12. Backwards compatibility: A, bzip2-0.9.5 compressing, bzip2-0.1pl2 decompressing, all settings normal.
13. Misc test: about 400 megabytes of .tar files with bzip2 compiled with Checker (a memory access error detector, like Purify).
14. Misc tests to make sure it builds and runs ok on non-Linux/x86 platforms.

4.6 Further reading

Four documents describe essentially all the ideas behind bzip2:

Michael Burrows and D. J. Wheeler: "A block-sorting lossless data compression algorithm" 10th May 1994. Digital SRC Research Report 124. ftp://ftp.digital.com/pub/DEC/SRC/research-reports/SRC-124.ps.gz If you have trouble finding it, try searching at the New Zealand Digital Library, http://www.nzdl.org. Daniel S. Hirschberg and Debra A. LeLewer "Efficient Decoding of Prefix Codes" Communications of the ACM, April 1990, Vol 33, Number 4. You might be able to get an electronic copy of this from the ACM Digital Library. David J. Wheeler Program bred3.c and accompanying document bred3.ps. This contains the idea behind the multi-table Huffman coding scheme. ftp://ftp.cl.cam.ac.uk/users/djw3/ Jon L. Bentley and Robert Sedgewick "Fast Algorithms for Sorting and Searching Strings" Available from Sedgewick's web page, www.cs.princeton.edu/~rs

The following paper gives valuable additional insights into the algorithm, but is not immediately the basis of any code used in bzip2.
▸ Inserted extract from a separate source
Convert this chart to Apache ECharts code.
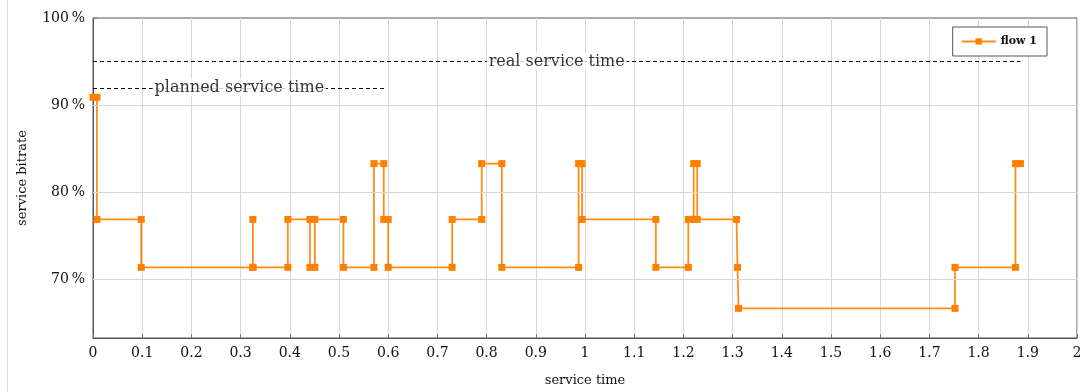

Peter Fenwick: Block Sorting Text Compression Proceedings of the 19th Australasian Computer Science Conference, Melbourne, Australia. Jan 31 - Feb 2, 1996. ftp://ftp.cs.auckland.ac.nz/pub/peter-f/ACSC96paper.ps

Kunihiko Sadakane's sorting algorithm, mentioned above, is available from:

http://naomi.is.s.u-tokyo.ac.jp/~sada/papers/Sada98b.ps.gz

The Manber-Myers suffix array construction algorithm is described in a paper available from:

http://www.cs.arizona.edu/people/gene/PAPERS/suffix.ps

Finally, the following paper documents some recent investigations I made into the performance of sorting algorithms:

Julian Seward: On the Performance of BWT Sorting Algorithms Proceedings of the IEEE Data Compression Conference 2000 Snowbird, Utah. 28-30 March 2000.